Khandvi is a traditional Gujarati snack. It is known as Suralichi Vadi in Maharashtra. It is a popular Indian snack. These dainty savory little swiss rolls are so soft & melt in the mouth. Khandvi is easily available in mithai shops & also in small snack shops.
To make perfect khandvi, you need to have the right proportion of ingredients, especially the besan (chick pea flour) should be pure & not adulterated. I manage to get pure & fresh besan ka atta as the building next to mine has a flour mill which grinds different grains separately. Secondly, you need to have a lot of patience to stir & achieve the correct thickness of the cooked batter! Above all, you have to work quickly to spread the cooked batter very thinly & evenly.

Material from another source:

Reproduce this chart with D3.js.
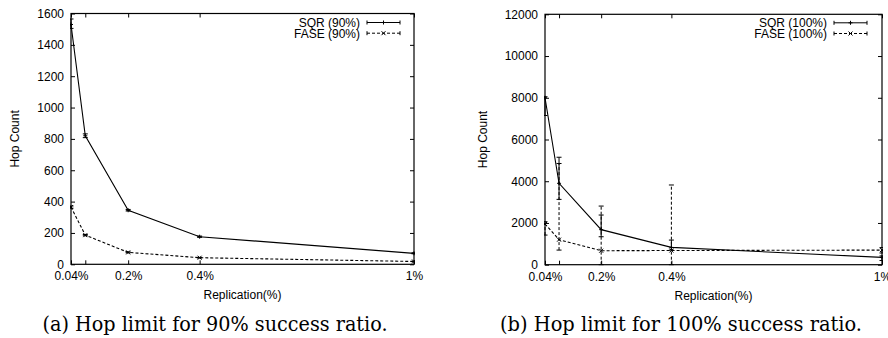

Today’s recipe of Khandviis not very difficult if you focus completely on the process. The ingredients for this preparation are simple & easily available in your very own kitchen. Serve & enjoy this delicious Khandvi/Suralichi Vadi with your family & friends… 😀
Ingredients for the Khandvi/Suralichi Vadi Batter:
- ½ cup Besan (Chick Pea Flour)
- 1 cup thin Buttermilk
- 2-3 pinches Turmeric pwd.
- 1 tbsp. Vegetable Oil
- Salt to taste
- Water as required
For Seasoning :
- ½ tsp. Mustard Seeds
- 1 tsp. Sesame Seeds (optional)
- 1 sprig Curry Leaves
- 2 pinches Hing (Asafoetida)
- 2 fresh Green Chillies (finely chopped)
- 1 tbsp. fresh Coconut (scraped/grated)
- 2 tbsps.fresh Coriander (finely chopped)
- 2 tsp. Vegetable Oil
In a pan/wok, mix together besan, turmeric pwd. & salt.
Add buttermilk & then if required sufficient water, to prepare a thin batter without lumps.
Heat one tablespoon oil & add to the batter. Stir the batter well.
Place the pan on med. heat & keep stirring continuously & vigorously to avoid lump formation.
Cook till the rawness disappears, stirring continuously.
Let it cook for about 7-8 mins.
When done, pour a ladleful of the cooked batter preferably on an inverted steel or aluminium plates.
Spread out the batter evenly & as thin as possible with the back of a large flat spoon.
Use circular outward movements like the way you would for dosas/crepes.
When completely cool, cut into 2 inch wide strips.
Carefully roll each strip. Repeat this process for all plates.
Gently place each rolled up khandvi strip in a serving dish.
For Seasoning :
Sprinkle the scraped coconut & chopped coriander all over khandvi rolls.
Heat a tempering pan with oil till hot. Add mustard seeds, hing, curry leaves & green chillies.
Add sesame seeds & immediately pour the seasoning over the khandvi rolls.
Serve Khandvi/Suralichi Vadi with your favorite chutney & steaming hot cups of tea.